**Available data**:
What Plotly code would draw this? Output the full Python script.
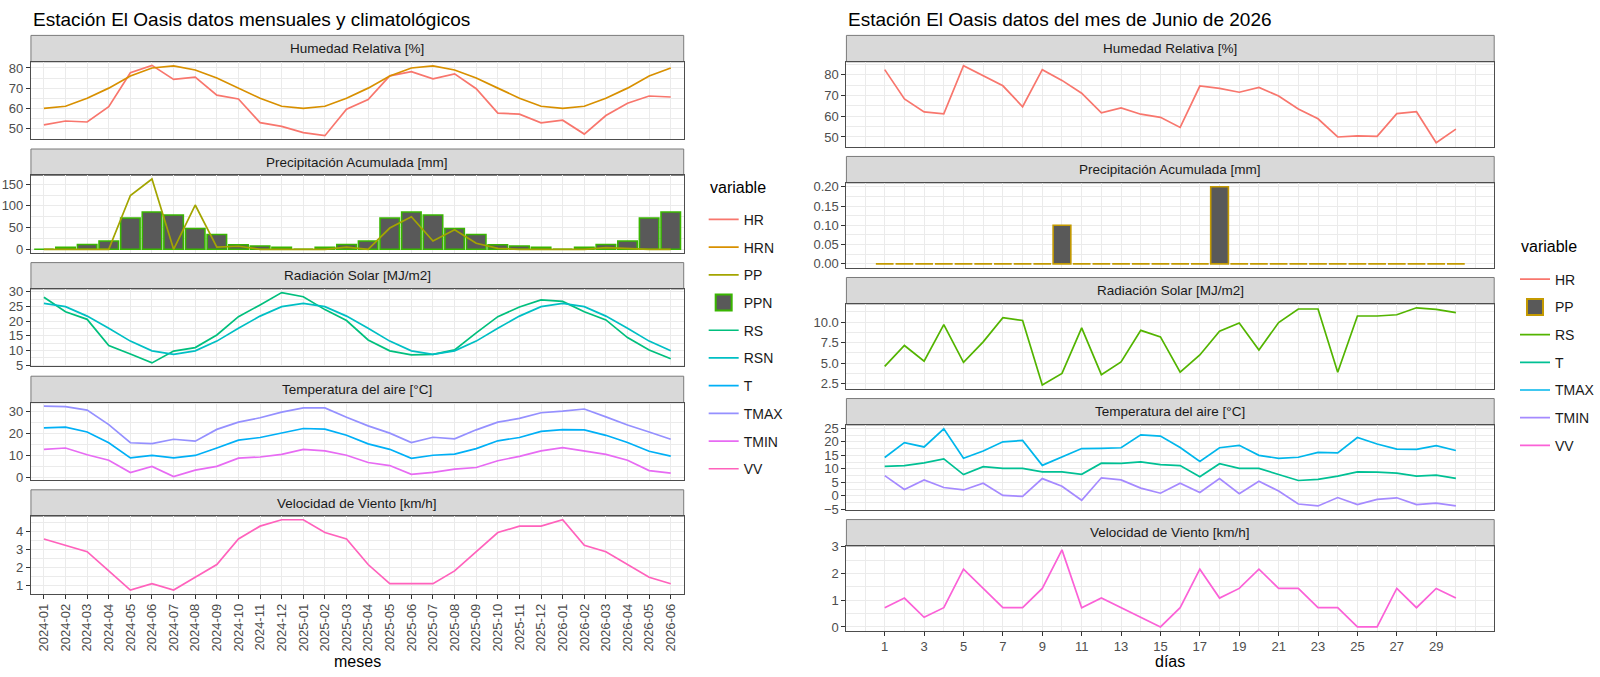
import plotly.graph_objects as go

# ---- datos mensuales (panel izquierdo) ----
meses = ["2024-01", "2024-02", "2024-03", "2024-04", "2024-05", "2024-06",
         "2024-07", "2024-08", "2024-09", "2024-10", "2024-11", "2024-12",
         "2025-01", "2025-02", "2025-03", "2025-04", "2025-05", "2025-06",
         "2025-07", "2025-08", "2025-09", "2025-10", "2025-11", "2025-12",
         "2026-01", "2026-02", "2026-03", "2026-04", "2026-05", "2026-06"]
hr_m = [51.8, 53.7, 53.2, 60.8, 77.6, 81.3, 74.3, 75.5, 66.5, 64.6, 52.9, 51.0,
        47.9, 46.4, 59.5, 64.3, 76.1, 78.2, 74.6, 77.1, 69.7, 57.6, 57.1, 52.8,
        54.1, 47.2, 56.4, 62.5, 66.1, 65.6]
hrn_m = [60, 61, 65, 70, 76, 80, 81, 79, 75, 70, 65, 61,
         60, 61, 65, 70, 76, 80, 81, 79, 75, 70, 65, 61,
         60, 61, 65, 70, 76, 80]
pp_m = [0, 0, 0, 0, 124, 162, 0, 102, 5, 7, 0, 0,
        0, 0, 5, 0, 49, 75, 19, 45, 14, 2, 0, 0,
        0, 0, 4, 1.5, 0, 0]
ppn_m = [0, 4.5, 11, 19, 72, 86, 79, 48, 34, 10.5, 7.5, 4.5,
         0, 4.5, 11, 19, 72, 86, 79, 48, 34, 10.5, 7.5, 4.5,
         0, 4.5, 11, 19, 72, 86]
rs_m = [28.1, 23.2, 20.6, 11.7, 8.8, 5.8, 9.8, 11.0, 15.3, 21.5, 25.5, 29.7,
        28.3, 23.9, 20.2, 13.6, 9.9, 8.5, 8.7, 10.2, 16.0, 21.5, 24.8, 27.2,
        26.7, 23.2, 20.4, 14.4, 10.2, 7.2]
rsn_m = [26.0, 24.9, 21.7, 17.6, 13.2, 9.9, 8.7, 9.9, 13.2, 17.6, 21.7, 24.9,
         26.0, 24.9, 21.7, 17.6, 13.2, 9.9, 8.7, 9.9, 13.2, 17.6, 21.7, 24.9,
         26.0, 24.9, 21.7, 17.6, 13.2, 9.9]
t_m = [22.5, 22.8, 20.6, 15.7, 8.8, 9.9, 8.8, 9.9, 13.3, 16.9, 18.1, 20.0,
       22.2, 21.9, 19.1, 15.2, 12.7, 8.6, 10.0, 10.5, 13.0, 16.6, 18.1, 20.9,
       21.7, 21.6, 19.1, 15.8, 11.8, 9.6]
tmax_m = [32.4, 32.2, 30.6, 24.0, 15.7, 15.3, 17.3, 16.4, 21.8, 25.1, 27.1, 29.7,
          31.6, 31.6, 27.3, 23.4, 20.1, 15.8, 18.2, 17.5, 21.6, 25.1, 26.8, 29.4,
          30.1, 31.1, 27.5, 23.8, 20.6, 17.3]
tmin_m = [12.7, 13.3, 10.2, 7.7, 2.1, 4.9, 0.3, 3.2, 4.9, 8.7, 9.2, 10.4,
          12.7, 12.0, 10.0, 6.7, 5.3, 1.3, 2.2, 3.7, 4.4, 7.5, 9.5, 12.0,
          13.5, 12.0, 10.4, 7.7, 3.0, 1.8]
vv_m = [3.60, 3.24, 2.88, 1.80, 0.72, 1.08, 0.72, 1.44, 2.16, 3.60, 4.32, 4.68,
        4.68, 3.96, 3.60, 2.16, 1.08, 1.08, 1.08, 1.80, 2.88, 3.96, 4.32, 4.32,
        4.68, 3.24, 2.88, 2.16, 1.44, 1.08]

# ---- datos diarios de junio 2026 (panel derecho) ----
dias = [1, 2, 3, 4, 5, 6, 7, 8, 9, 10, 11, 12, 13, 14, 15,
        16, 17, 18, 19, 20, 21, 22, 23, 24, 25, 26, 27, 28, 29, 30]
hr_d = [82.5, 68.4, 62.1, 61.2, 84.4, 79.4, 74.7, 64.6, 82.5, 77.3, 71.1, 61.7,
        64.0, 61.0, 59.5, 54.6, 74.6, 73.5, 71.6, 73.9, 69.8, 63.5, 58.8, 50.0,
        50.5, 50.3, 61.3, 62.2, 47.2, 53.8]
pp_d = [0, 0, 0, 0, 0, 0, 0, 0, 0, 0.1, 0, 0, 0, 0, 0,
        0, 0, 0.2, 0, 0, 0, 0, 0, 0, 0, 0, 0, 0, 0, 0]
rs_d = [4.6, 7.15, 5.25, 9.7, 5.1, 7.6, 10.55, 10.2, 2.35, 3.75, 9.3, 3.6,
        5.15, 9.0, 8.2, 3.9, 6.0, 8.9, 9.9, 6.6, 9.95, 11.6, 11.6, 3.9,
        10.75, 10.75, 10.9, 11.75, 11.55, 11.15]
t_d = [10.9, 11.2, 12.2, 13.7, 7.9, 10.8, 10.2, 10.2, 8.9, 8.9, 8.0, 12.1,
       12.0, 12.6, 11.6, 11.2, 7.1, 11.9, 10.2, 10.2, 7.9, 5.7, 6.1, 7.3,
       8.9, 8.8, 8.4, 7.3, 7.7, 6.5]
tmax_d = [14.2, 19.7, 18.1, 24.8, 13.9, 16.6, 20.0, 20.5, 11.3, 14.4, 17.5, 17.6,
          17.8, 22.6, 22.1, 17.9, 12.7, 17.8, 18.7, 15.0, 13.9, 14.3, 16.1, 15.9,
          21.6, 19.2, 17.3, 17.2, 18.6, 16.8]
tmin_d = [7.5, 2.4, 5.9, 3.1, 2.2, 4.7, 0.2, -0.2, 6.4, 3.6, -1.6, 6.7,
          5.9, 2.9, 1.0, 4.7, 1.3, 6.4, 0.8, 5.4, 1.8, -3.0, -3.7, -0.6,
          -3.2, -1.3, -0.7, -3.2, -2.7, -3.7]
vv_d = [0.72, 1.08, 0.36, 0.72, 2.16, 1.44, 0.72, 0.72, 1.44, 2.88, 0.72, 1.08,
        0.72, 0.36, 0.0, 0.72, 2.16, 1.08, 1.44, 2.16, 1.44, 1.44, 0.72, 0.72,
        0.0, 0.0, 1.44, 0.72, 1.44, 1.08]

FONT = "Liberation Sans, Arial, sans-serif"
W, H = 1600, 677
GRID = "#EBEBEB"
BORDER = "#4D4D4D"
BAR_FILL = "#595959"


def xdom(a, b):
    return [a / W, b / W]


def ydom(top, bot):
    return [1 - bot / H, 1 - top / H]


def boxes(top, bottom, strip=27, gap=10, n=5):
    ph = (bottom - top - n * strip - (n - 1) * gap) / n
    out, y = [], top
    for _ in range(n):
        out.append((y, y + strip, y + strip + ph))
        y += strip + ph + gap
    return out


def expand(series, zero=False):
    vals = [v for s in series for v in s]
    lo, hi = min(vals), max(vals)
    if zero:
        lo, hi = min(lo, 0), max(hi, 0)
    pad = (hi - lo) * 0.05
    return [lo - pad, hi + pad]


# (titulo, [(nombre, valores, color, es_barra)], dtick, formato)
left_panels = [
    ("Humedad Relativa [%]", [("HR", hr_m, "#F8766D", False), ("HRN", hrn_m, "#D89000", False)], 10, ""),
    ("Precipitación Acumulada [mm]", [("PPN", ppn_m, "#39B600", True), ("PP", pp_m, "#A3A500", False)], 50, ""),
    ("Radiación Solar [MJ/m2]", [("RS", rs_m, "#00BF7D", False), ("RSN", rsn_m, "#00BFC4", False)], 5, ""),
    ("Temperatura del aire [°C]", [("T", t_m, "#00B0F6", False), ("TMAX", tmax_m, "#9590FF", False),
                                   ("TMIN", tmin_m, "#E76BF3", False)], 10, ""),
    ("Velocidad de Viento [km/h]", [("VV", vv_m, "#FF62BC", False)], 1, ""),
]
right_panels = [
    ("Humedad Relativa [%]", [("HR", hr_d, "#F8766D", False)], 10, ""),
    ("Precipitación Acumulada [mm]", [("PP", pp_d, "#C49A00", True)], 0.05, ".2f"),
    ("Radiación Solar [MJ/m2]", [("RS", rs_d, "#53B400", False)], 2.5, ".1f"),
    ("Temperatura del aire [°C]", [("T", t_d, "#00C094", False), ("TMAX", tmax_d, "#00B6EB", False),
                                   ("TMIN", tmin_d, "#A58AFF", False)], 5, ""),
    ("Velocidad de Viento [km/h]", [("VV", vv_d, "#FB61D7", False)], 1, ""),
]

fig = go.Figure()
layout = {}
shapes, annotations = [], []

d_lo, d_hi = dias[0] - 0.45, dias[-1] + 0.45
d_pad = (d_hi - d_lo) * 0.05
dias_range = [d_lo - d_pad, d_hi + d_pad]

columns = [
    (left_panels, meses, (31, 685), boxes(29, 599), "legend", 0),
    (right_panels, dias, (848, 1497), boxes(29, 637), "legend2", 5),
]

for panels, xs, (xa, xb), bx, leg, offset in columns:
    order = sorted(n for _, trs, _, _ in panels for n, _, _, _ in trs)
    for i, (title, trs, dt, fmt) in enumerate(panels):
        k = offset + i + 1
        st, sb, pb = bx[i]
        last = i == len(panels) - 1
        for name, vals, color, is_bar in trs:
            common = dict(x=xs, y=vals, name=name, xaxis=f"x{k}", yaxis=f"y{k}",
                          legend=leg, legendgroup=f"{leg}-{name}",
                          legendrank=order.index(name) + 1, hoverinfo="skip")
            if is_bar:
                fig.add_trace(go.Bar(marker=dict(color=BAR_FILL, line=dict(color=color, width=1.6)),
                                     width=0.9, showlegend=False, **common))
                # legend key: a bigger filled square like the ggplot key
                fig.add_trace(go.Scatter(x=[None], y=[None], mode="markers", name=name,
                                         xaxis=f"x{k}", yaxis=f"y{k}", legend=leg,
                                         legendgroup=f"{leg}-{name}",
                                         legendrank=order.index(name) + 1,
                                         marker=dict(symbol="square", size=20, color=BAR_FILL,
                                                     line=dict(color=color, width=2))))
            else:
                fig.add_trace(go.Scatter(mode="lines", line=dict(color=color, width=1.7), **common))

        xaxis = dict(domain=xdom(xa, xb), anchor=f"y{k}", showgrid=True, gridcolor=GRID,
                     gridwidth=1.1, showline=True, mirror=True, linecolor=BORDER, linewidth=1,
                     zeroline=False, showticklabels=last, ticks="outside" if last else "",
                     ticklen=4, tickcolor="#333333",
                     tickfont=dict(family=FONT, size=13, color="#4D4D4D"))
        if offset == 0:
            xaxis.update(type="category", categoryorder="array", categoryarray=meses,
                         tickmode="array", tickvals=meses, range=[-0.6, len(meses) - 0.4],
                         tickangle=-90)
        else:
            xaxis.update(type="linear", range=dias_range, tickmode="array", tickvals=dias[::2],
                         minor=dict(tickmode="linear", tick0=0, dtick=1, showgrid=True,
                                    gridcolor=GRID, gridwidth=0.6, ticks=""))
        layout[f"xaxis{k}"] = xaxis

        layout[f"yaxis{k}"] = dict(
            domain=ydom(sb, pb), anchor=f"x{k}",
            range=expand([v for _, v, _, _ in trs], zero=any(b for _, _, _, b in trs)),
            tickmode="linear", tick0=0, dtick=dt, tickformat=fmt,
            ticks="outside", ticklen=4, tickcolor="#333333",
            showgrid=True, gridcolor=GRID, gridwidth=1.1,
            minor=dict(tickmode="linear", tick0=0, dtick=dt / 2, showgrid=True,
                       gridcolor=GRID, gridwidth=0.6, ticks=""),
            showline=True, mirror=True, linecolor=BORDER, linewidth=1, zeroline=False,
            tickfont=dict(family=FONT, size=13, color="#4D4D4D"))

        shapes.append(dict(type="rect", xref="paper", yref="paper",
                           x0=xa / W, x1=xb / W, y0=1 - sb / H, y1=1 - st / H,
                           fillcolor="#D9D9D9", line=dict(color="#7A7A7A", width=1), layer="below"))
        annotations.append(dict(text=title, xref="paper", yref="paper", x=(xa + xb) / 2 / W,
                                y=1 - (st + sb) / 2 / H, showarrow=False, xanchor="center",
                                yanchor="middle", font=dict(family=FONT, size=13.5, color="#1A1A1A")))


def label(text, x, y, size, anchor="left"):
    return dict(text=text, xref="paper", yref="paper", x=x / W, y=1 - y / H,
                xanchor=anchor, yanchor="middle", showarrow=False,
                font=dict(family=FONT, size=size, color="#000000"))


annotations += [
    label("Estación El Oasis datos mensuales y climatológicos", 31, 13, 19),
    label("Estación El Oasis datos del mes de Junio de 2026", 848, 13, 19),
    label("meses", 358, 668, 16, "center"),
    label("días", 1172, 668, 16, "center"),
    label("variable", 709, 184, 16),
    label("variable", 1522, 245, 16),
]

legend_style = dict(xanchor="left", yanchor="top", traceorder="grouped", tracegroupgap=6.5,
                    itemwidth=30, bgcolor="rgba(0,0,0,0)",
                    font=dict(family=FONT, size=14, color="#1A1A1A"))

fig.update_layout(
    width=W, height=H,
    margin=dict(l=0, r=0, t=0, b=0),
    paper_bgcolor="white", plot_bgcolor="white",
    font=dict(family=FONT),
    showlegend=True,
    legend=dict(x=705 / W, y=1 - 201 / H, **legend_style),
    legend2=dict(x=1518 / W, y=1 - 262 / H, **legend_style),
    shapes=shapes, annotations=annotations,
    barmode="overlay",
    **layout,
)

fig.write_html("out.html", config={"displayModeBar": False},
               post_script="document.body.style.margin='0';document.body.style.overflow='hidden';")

**What is asked**: Print, exactly as written, the lines above from the first one to the one containing "import plotly.graph_objects as go". Leave out pictures.

**Finished answer**:
What Plotly code would draw this? Output the full Python script.
import plotly.graph_objects as go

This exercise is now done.